● PROBLEM STATEMENT
Can you copy out the data exactly? Leave the images out.

● AVAILABLE DATA
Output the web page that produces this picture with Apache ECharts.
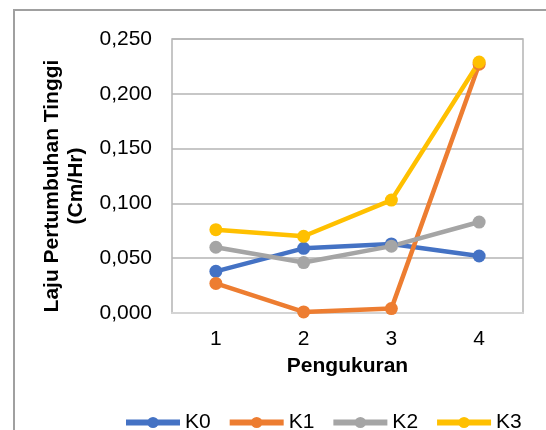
<!DOCTYPE html>
<html>
<head>
<meta charset="utf-8">
<script src="https://cdn.jsdelivr.net/npm/echarts@6/dist/echarts.min.js"></script>
<style>
html,body{margin:0;padding:0;background:#fff;}
#chart{width:546px;height:430px;}
</style>
</head>
<body>
<div id="chart"></div>
<script>
var categories = ['1', '2', '3', '4'];
var seriesNames = ['K0', 'K1', 'K2', 'K3'];
var K0 = [0.038, 0.059, 0.063, 0.052];
var K1 = [0.027, 0.001, 0.004, 0.227];
var K2 = [0.060, 0.046, 0.061, 0.083];
var K3 = [0.076, 0.070, 0.103, 0.229];
var yTicks = {min: 0, max: 0.25, interval: 0.05};
var yTitle = 'Laju Pertumbuhan Tinggi\n(Cm/Hr)';
var xTitle = 'Pengukuran';

var colors = ['#4472C4', '#ED7D31', '#A5A5A5', '#FFC000'];
var dataSets = [K0, K1, K2, K3];
var FONT = '"Liberation Sans", Arial, sans-serif';

var chart = echarts.init(document.getElementById('chart'), null, {renderer: 'canvas'});
chart.setOption({
  animation: false,
  backgroundColor: '#fff',
  color: colors,
  grid: {left: 172, right: 23, top: 39, bottom: 117, show: true, borderColor: '#b4b4b4', borderWidth: 1.5, containLabel: false},
  graphic: [
    {type: 'rect', shape: {x: 14, y: 10, width: 600, height: 500}, style: {fill: 'none', stroke: '#a0a0a0', lineWidth: 2}, z: -1},
    {type: 'text', x: 64, y: 186, rotation: Math.PI / 2,
     style: {text: yTitle, font: 'bold 21px ' + FONT, fill: '#000', align: 'center', verticalAlign: 'middle', lineHeight: 24}}
  ],
  legend: {
    data: seriesNames,
    left: 123, top: 412, padding: 0,
    itemWidth: 54, itemHeight: 14, itemGap: 16,
    lineStyle: {width: 6},
    textStyle: {fontFamily: FONT, fontSize: 21, color: '#000'}
  },
  xAxis: {
    type: 'category', data: categories, boundaryGap: true,
    name: xTitle, nameLocation: 'middle', nameGap: 43,
    nameTextStyle: {fontFamily: FONT, fontSize: 21, fontWeight: 'bold', color: '#000'},
    axisLine: {show: true, lineStyle: {color: '#d4d4d4', width: 2}},
    axisTick: {show: false},
    axisLabel: {fontFamily: FONT, fontSize: 21, color: '#000', margin: 16}
  },
  yAxis: {
    type: 'value', min: yTicks.min, max: yTicks.max, interval: yTicks.interval,
    axisLine: {show: false}, axisTick: {show: false},
    splitLine: {show: true, lineStyle: {color: '#b4b4b4', width: 1.5}},
    axisLabel: {fontFamily: FONT, fontSize: 21, color: '#000', margin: 20,
      formatter: function (v) { return v.toFixed(3).replace('.', ','); }}
  },
  series: seriesNames.map(function (n, i) {
    return {
      name: n, type: 'line', data: dataSets[i],
      symbol: 'circle', symbolSize: 13,
      lineStyle: {width: 4.5, color: colors[i]},
      itemStyle: {color: colors[i]}
    };
  })
});
</script>
</body>
</html>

● REPLY TO THE TASK
Output the web page that produces this picture with Apache ECharts.
<!DOCTYPE html>
<html>
<head>
<meta charset="utf-8">
<script src="https://cdn.jsdelivr.net/npm/echarts@6/dist/echarts.min.js"></script>
<style>
html,body{margin:0;padding:0;background:#fff;}
#chart{width:546px;height:430px;}
</style>
</head>
<body>
<div id="chart"></div>
<script>
var categories = ['1', '2', '3', '4'];
var seriesNames = ['K0', 'K1', 'K2', 'K3'];
var K0 = [0.038, 0.059, 0.063, 0.052];
var K1 = [0.027, 0.001, 0.004, 0.227];
var K2 = [0.060, 0.046, 0.061, 0.083];
var K3 = [0.076, 0.070, 0.103, 0.229];
var yTicks = {min: 0, max: 0.25, interval: 0.05};
var yTitle = 'Laju Pertumbuhan Tinggi\n(Cm/Hr)';
var xTitle = 'Pengukuran';

var colors = ['#4472C4', '#ED7D31', '#A5A5A5', '#FFC000'];
var dataSets = [K0, K1, K2, K3];
var FONT = '"Liberation Sans", Arial, sans-serif';

var chart = echarts.init(document.getElementById('chart'), null, {renderer: 'canvas'});
chart.setOption({
  animation: false,
  backgroundColor: '#fff',
  color: colors,
  grid: {left: 172, right: 23, top: 39, bottom: 117, show: true, borderColor: '#b4b4b4', borderWidth: 1.5, containLabel: false},
  graphic: [
    {type: 'rect', shape: {x: 14, y: 10, width: 600, height: 500}, style: {fill: 'none', stroke: '#a0a0a0', lineWidth: 2}, z: -1},
    {type: 'text', x: 64, y: 186, rotation: Math.PI / 2,
     style: {text: yTitle, font: 'bold 21px ' + FONT, fill: '#000', align: 'center', verticalAlign: 'middle', lineHeight: 24}}
  ],
  legend: {
    data: seriesNames,
    left: 123, top: 412, padding: 0,
    itemWidth: 54, itemHeight: 14, itemGap: 16,
    lineStyle: {width: 6},
    textStyle: {fontFamily: FONT, fontSize: 21, color: '#000'}
  },
  xAxis: {
    type: 'category', data: categories, boundaryGap: true,
    name: xTitle, nameLocation: 'middle', nameGap: 43,
    nameTextStyle: {fontFamily: FONT, fontSize: 21, fontWeight: 'bold', color: '#000'},
    axisLine: {show: true, lineStyle: {color: '#d4d4d4', width: 2}},
    axisTick: {show: false},
    axisLabel: {fontFamily: FONT, fontSize: 21, color: '#000', margin: 16}
  },
  yAxis: {
    type: 'value', min: yTicks.min, max: yTicks.max, interval: yTicks.interval,
    axisLine: {show: false}, axisTick: {show: false},
    splitLine: {show: true, lineStyle: {color: '#b4b4b4', width: 1.5}},
    axisLabel: {fontFamily: FONT, fontSize: 21, color: '#000', margin: 20,
      formatter: function (v) { return v.toFixed(3).replace('.', ','); }}
  },
  series: seriesNames.map(function (n, i) {
    return {
      name: n, type: 'line', data: dataSets[i],
      symbol: 'circle', symbolSize: 13,
      lineStyle: {width: 4.5, color: colors[i]},
      itemStyle: {color: colors[i]}
    };
  })
});
</script>
</body>
</html>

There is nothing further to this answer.